Ideas for how to use no yogurt naan
I’ve mentioned it a couple times already, but I use this naan for everything. It’s the perfect side for things like:
- Chicken Tikka Masala – Tomato and cream sauce with chicken
- Turkey Kofta – grilled kofta kabobs
- Chicken and Couscous – a fun Moroccan dinner
- Chicken Curry -Easy chicken and curry meal without any coconut
You can even use no yogurt naan to make quick personal sized pizza!
Recipe for no yogurt naan
No Yogurt Naan
- 1 Frying Pan
- 1 Stand Mixer (optional but preferred)
- 3.5 cups Flour
- ¼ cup sour cream
- 1 cup water
- 2.25 tsp Instant yeast (1 small pouch, or 0.25oz)
- 2 tbsp honey (alternatively granulated sugar)
- 2 tsp table salt
- ½ tsp baking powder
- 1 large egg
- Set up your stand mixer with a dough hook, and add the flour, eggs, yeast/honey mixture, salt, sour cream, and baking powder. Mix on medium low for 3 minutes. The dough should be a nice ball at this point. If you don’t have a stand mixer, and are doing this step by hand, knead the dough for 4 minutes, until it’s no longer sticky. If it’s still sticky after 4 minutes, add a bit more flour.
- Dust a counter surface with some flour and lay the dough out in a ball. If you made a double batch, halve it. Now cut the ball into 8 slices like a pizza. Take each slice, and roll into a rough circle, shooting for about ¼ inch thick. The rolled naan should be more or less the size of a dinner plate.

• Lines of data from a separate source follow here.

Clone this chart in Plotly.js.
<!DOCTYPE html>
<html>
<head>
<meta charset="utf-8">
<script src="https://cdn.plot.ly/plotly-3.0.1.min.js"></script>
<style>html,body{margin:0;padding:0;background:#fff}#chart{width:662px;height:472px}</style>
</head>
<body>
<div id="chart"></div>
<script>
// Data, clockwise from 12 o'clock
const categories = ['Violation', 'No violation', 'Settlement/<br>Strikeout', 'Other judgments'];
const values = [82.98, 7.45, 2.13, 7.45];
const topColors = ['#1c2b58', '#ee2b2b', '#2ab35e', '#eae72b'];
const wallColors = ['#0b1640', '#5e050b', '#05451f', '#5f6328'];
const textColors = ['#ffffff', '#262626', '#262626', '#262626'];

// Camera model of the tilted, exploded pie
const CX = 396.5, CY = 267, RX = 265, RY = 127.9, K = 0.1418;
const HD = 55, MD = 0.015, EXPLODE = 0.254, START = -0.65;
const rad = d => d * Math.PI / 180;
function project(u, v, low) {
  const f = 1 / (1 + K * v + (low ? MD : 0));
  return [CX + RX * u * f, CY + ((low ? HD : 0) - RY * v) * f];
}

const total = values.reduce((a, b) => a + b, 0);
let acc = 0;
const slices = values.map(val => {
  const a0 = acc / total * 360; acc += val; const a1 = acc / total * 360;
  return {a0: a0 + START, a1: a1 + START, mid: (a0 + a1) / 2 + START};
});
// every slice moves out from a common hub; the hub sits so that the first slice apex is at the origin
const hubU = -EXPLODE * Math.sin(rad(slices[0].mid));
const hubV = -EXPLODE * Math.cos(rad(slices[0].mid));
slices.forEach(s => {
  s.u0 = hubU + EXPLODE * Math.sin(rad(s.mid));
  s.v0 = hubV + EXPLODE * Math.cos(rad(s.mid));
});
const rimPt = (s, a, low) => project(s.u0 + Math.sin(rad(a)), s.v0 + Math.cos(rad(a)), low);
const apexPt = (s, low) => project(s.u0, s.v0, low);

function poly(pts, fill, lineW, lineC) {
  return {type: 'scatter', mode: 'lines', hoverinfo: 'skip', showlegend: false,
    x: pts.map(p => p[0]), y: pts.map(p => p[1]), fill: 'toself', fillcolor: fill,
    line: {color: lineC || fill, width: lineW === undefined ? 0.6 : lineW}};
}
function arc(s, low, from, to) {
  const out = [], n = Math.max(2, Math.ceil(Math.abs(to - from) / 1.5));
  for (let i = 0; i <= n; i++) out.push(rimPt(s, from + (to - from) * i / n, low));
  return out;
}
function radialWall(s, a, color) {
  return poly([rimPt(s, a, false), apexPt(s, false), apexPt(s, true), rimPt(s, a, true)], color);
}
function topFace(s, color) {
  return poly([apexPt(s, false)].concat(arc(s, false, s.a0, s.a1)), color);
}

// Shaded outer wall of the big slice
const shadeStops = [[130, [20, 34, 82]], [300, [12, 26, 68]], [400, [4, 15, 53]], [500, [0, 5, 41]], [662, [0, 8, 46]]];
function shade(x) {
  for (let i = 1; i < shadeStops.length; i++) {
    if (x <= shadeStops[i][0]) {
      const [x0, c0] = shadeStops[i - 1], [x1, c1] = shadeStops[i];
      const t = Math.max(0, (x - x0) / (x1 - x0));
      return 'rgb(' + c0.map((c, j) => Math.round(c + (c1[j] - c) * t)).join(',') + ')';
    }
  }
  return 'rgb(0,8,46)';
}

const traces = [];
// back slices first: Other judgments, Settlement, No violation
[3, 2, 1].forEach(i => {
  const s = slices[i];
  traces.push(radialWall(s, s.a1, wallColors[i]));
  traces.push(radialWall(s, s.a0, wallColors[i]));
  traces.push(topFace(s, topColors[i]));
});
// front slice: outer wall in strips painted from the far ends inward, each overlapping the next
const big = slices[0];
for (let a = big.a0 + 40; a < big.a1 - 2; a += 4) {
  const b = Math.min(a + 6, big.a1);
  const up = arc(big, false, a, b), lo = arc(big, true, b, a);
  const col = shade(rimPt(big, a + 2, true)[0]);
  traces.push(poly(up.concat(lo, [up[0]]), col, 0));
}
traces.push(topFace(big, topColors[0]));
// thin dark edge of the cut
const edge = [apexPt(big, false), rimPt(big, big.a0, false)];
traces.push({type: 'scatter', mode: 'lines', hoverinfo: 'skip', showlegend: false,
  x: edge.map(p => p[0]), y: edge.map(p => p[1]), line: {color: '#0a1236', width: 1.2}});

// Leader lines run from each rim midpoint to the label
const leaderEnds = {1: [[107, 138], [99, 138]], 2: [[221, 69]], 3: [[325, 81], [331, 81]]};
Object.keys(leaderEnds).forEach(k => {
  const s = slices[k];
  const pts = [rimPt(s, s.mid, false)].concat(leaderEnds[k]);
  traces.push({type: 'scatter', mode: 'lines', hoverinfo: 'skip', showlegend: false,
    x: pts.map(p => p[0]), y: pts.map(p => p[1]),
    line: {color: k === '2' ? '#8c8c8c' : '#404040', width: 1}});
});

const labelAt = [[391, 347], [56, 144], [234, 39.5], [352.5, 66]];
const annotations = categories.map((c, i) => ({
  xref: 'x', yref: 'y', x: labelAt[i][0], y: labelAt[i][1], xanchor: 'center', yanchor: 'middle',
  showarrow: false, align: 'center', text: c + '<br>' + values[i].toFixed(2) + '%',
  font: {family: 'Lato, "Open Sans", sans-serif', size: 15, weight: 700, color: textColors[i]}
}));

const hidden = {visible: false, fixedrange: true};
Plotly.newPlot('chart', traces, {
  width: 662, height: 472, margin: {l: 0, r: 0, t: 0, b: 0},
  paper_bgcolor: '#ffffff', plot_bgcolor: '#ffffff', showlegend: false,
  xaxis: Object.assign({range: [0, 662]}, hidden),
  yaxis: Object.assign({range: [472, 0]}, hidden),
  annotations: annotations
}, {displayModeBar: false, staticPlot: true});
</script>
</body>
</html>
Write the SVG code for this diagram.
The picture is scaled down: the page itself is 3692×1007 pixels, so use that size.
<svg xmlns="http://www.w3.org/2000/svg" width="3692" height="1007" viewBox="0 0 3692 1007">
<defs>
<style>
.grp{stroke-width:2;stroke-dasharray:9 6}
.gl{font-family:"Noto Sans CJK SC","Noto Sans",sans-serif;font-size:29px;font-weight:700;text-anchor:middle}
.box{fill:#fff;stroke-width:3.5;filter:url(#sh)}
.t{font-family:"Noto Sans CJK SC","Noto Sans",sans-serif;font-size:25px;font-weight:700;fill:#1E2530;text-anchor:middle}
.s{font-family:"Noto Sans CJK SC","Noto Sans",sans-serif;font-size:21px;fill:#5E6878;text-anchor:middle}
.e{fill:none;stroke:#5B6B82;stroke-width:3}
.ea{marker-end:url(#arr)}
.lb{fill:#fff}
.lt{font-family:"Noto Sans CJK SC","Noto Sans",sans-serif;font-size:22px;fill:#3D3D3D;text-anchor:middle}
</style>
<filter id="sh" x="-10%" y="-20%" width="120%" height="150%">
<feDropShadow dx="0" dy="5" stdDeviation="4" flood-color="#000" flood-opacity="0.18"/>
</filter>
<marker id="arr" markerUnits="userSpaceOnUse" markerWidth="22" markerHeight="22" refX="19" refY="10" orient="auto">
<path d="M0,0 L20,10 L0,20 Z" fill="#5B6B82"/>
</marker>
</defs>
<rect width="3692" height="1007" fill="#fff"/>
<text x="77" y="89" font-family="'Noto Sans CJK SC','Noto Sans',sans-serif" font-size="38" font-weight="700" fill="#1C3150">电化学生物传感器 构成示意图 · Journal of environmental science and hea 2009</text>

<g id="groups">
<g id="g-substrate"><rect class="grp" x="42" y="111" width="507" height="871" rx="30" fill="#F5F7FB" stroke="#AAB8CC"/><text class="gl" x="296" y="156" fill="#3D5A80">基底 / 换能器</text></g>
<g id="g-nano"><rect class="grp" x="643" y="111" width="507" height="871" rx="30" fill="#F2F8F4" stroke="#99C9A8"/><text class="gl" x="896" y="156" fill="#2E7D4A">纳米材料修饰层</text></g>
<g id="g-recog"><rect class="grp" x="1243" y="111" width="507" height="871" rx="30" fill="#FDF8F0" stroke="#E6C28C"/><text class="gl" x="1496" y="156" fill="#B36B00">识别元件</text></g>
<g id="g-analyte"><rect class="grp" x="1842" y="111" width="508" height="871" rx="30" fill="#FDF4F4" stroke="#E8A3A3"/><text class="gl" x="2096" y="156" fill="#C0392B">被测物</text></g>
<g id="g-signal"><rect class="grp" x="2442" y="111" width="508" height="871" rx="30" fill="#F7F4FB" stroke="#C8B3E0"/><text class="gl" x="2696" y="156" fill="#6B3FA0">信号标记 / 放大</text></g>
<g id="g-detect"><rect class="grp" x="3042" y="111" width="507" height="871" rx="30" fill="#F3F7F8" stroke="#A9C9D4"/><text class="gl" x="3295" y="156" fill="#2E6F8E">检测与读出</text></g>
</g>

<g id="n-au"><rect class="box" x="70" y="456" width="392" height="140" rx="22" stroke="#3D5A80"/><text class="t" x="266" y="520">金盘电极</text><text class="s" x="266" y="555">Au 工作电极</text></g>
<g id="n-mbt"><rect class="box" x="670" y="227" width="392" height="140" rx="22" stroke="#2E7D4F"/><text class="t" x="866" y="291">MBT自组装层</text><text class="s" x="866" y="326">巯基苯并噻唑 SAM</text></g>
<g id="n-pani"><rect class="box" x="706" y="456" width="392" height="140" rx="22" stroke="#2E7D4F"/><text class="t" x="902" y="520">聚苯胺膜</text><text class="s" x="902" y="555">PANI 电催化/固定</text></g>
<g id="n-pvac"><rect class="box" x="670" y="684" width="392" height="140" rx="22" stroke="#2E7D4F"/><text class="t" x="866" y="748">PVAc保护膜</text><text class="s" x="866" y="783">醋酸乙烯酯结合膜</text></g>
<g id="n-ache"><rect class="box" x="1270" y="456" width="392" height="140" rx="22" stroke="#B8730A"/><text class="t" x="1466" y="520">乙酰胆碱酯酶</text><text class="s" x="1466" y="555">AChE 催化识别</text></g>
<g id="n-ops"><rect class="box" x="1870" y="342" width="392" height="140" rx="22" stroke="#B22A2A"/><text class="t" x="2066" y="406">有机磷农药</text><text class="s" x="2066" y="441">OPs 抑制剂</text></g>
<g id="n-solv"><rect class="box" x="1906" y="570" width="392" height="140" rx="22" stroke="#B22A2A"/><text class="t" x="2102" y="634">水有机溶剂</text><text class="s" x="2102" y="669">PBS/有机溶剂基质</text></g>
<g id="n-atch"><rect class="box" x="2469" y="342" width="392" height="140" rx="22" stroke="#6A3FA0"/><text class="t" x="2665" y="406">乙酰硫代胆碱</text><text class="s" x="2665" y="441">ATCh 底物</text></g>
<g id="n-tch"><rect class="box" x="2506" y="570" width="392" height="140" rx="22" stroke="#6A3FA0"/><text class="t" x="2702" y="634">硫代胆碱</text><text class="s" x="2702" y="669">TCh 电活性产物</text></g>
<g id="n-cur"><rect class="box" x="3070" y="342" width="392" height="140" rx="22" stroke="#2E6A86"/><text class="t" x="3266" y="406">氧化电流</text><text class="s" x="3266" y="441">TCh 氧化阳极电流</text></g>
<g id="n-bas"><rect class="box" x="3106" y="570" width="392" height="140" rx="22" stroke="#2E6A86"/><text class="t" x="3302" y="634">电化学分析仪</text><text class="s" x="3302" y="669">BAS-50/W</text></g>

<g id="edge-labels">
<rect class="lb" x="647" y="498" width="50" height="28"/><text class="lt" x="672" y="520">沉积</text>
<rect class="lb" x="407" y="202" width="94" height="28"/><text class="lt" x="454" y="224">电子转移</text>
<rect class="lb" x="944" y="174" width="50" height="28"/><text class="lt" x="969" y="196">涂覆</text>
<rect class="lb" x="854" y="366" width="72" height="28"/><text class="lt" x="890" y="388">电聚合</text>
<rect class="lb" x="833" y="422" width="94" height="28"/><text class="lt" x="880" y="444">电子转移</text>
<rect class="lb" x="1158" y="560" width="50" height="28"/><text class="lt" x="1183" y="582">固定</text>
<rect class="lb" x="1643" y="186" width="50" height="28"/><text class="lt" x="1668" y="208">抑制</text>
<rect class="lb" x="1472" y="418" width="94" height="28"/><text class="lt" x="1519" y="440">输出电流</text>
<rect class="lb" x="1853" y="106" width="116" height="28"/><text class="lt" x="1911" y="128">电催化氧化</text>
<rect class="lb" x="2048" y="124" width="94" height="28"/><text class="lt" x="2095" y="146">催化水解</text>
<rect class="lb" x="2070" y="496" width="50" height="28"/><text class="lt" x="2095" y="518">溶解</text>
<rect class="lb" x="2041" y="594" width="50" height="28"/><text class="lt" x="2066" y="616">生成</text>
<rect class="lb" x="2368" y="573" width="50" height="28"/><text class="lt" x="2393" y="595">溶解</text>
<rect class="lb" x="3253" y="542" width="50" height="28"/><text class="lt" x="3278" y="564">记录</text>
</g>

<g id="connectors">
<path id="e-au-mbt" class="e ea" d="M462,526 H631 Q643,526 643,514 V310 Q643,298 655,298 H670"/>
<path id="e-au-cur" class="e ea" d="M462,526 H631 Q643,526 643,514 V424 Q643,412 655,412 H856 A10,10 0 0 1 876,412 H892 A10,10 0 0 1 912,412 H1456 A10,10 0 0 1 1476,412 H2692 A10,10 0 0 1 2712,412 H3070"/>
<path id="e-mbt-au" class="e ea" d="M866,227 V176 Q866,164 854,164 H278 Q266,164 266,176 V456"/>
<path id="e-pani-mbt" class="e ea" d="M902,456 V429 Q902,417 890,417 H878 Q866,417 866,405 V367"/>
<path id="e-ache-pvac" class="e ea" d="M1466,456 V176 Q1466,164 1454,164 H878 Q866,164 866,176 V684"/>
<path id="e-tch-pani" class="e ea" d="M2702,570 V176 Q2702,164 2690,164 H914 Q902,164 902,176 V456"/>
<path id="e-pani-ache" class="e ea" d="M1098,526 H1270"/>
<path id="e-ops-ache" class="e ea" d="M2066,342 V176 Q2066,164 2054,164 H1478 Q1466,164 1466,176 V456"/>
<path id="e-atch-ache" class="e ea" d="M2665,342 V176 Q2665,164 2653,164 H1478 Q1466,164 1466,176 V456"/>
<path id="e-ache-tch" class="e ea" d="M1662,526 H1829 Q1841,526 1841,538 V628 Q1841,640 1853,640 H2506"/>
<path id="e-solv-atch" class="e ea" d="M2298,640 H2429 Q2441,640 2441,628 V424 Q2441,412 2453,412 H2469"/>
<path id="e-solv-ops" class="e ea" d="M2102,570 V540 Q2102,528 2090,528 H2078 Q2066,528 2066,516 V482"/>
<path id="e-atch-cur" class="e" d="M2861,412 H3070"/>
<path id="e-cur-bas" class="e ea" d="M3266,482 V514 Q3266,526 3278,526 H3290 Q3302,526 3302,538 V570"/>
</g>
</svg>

- Now heat a pan to medium high heat, and lay down some canola oil. Once hot, cook each naan. Cook the first side for about a minute, until the bottom starts to turn golden. Flip the naan, and cook the other side for around another minute, until that side is golden too. Continue until all the naan are cooked.
- If freezing, let the naan cool a bit, then stack them in gallon bags and freeze. Enjoy!